Even with the limited P.T., Gobert and his coach say improvement has taken place since he made the humongous leap from the French professional ranks to the best basketball league in the world.
“I think I learned how it works in the league. When you are outside you don’t understand everything, but when you are inside you can know how it works,” Gobert said. “I think I learned basketball. I learned a lot.”
Gobert’s strength, of course, is his ability to alter and/or block shots. He is the Stifle Tower, after all. While the Jazz have tried to get him to play even bigger, to fully utilize his 7-foot-9 wing span, his defensive presence has been felt when he’s in games.
The biggest problem comes on the offensive side. Corbin said the young player is learning the importance of timing and how essential it is for him to get proper position on pick-and-rolls, in the post, and during other plays the Jazz run.
“He has to make sure he’s in the right spot, and faster,” Corbin explained. “If you’re off a little bit, you throw your whole rhythm of the offense off.”
Gobert also needs to improve his handwork — from catching the ball when it comes his way to holding on to it when powerful opponents try to knock it out of his hands while pushing him out of his spot.
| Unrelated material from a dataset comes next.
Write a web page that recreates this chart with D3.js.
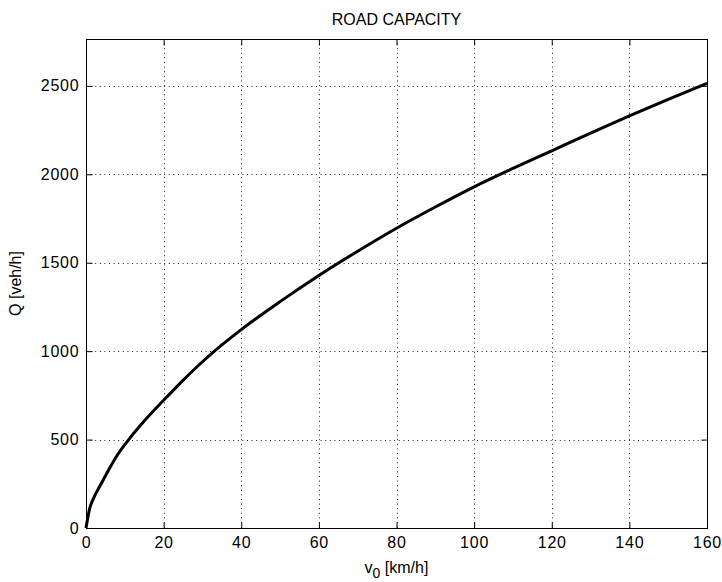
<!DOCTYPE html>
<html>
<head>
<meta charset="utf-8">
<script src="https://cdn.jsdelivr.net/npm/d3@7"></script>
<style>
  html, body { margin: 0; padding: 0; background: #ffffff; }
  svg { display: block; }
  text { font-family: "Liberation Sans", Arial, sans-serif; fill: #000; }
</style>
</head>
<body>
<svg id="chart" width="722" height="582"></svg>
<script>
// Speed v0 [km/h] and the resulting road capacity Q [veh/h]
const speed    = [0, 1, 2, 4, 6, 8, 11, 15, 20, 25, 30, 35, 40, 50, 60, 70, 80, 90, 100, 110, 120, 130, 140, 150, 160];
const capacity = [0, 115, 170, 254, 335, 410, 500, 605, 722, 835, 940, 1035, 1122, 1280, 1428, 1565, 1695, 1815, 1929, 2033, 2133, 2233, 2330, 2424, 2514];

const xTicks = [0, 20, 40, 60, 80, 100, 120, 140, 160];
const yTicks = [0, 500, 1000, 1500, 2000, 2500];

const titleText = "ROAD CAPACITY";
const yLabelText = "Q [veh/h]";

const svg = d3.select("#chart");
const plotL = 86, plotR = 707, plotT = 39, plotB = 528;

const x = d3.scaleLinear().domain([0, 160]).range([plotL, plotR]);
const y = d3.scaleLinear().domain([0, 2765]).range([plotB, plotT]);

// dotted grid
const grid = svg.append("g").attr("stroke", "#222").attr("stroke-width", 1)
  .attr("stroke-dasharray", "1,3.6");
grid.selectAll("line.gx").data(xTicks.slice(1, -1)).join("line")
  .attr("x1", d => Math.round(x(d)) + 0.5).attr("x2", d => Math.round(x(d)) + 0.5)
  .attr("y1", plotT).attr("y2", plotB);
grid.selectAll("line.gy").data(yTicks.slice(1)).join("line")
  .attr("x1", plotL).attr("x2", plotR)
  .attr("y1", d => Math.round(y(d)) + 0.5).attr("y2", d => Math.round(y(d)) + 0.5);

// axes with inward ticks on all four sides
const tick = 6;
const fontSize = 16;
const fmt = d3.format("d");
const axB = svg.append("g").attr("transform", `translate(0,${plotB + 0.5})`)
  .call(d3.axisBottom(x).tickValues(xTicks).tickFormat(fmt).tickSizeInner(-tick).tickSizeOuter(0).tickPadding(8));
const axT = svg.append("g").attr("transform", `translate(0,${plotT + 0.5})`)
  .call(d3.axisTop(x).tickValues(xTicks).tickSizeInner(-tick).tickSizeOuter(0).tickFormat(""));
const axL = svg.append("g").attr("transform", `translate(${plotL + 0.5},0)`)
  .call(d3.axisLeft(y).tickValues(yTicks).tickFormat(fmt).tickSizeInner(-tick).tickSizeOuter(0).tickPadding(7));
const axR = svg.append("g").attr("transform", `translate(${plotR + 0.5},0)`)
  .call(d3.axisRight(y).tickValues(yTicks).tickSizeInner(-tick).tickSizeOuter(0).tickFormat(""));

[axB, axT, axL, axR].forEach(a => {
  a.select(".domain").remove();
  a.selectAll(".tick line").attr("stroke", "#000");
  a.selectAll("text").attr("font-size", fontSize)
    .attr("font-family", "Liberation Sans, Arial, sans-serif")
    .attr("letter-spacing", "0.8px").attr("fill", "#000");
});
axB.selectAll("text").attr("dy", "0.71em");

// plot box
svg.append("rect")
  .attr("x", plotL + 0.5).attr("y", plotT + 0.5)
  .attr("width", plotR - plotL).attr("height", plotB - plotT)
  .attr("fill", "none").attr("stroke", "#000").attr("stroke-width", 1);

// capacity curve
const line = d3.line()
  .x((d, i) => x(speed[i]))
  .y(d => y(d))
  .curve(d3.curveMonotoneX);
svg.append("path")
  .datum(capacity)
  .attr("d", line)
  .attr("fill", "none")
  .attr("stroke", "#000")
  .attr("stroke-width", 3)
  .attr("stroke-linejoin", "round");

// title
svg.append("text")
  .attr("x", (plotL + plotR) / 2).attr("y", 25)
  .attr("text-anchor", "middle").attr("font-size", 16)
  .text(titleText);

// x label with subscript
const xl = svg.append("text")
  .attr("x", (plotL + plotR) / 2).attr("y", 573)
  .attr("text-anchor", "middle").attr("font-size", 16);
xl.append("tspan").text("v");
xl.append("tspan").attr("dy", 5).attr("font-size", 14).text("0");
xl.append("tspan").attr("dy", -5).text(" [km/h]");

// y label
svg.append("text")
  .attr("transform", `translate(21,${(plotT + plotB) / 2}) rotate(-90)`)
  .attr("text-anchor", "middle").attr("font-size", 16)
  .text(yLabelText);
</script>
</body>
</html>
“They’re stronger. They’re more mature. They understand how and when to hit you to make you lose the ball and throw you off-balance,” Corbin said of NBA big men Gobert has to face. “He has a lot to learn.”
It’s somewhat frustrating for Gobert because he said he “was catching the ball every time” last year when he played in France.
The center also said he feels “more comfortable” with how he fares in practice against the stronger Kanter and Favors than when he gets into real-game scenarios. That’s especially the case on offense.
“I think in the game it’s more of a confidence,” Gobert said. “I don’t want to do something because if I do it bad Coach is going to take me out, if I do mistakes. When you play like this, it’s not easy. I think it’s just confidence, offensively. Defensively, it’s easier because it’s more intensity. You don’t have to think, you just have to play hard on defense.”
C'est la vie, right?
"I think in some ways he’s ahead of where we thought he would be. He was so raw, especially offensively," Corbin said. "He does some things defensively that can help you, but the other side of the game, you've got to play both sides."
Gobert has worked on adding bulk to his lanky frame, and has even been able to increase his weight from 238 pounds to about 245 and build lower-body muscle with the help of strength and conditioning coaches Mark McKown and Isaiah Wright. That’s taken a lot of time in the weight room before practices and even in hotels on the road.
Gobert looks forward to returning home to work out before returning to Utah a couple of weeks ahead of the Las Vegas Summer League, where he hopes “to show what I can really do.” After that, the Parisian plans on trying to help France win the 2014 FIBA World Cup in Spain.
The big man with big potential has big dreams after that.
“In five years,” Gobert said, “I want to be an All-Star. That’s my goal. And win a title.”
Of course, those accomplishments will take something he’s become very familiar with his rookie season: Patience, patience, patience.
NOTE: Utah Jazz games on DirecTV will be broadcast on Ch. 683-1 for the rest of the season instead of on Ch. 684-1. Wednesday's game against Memphis will be an 8:30 p.m. tipoff and will be televised on ESPN.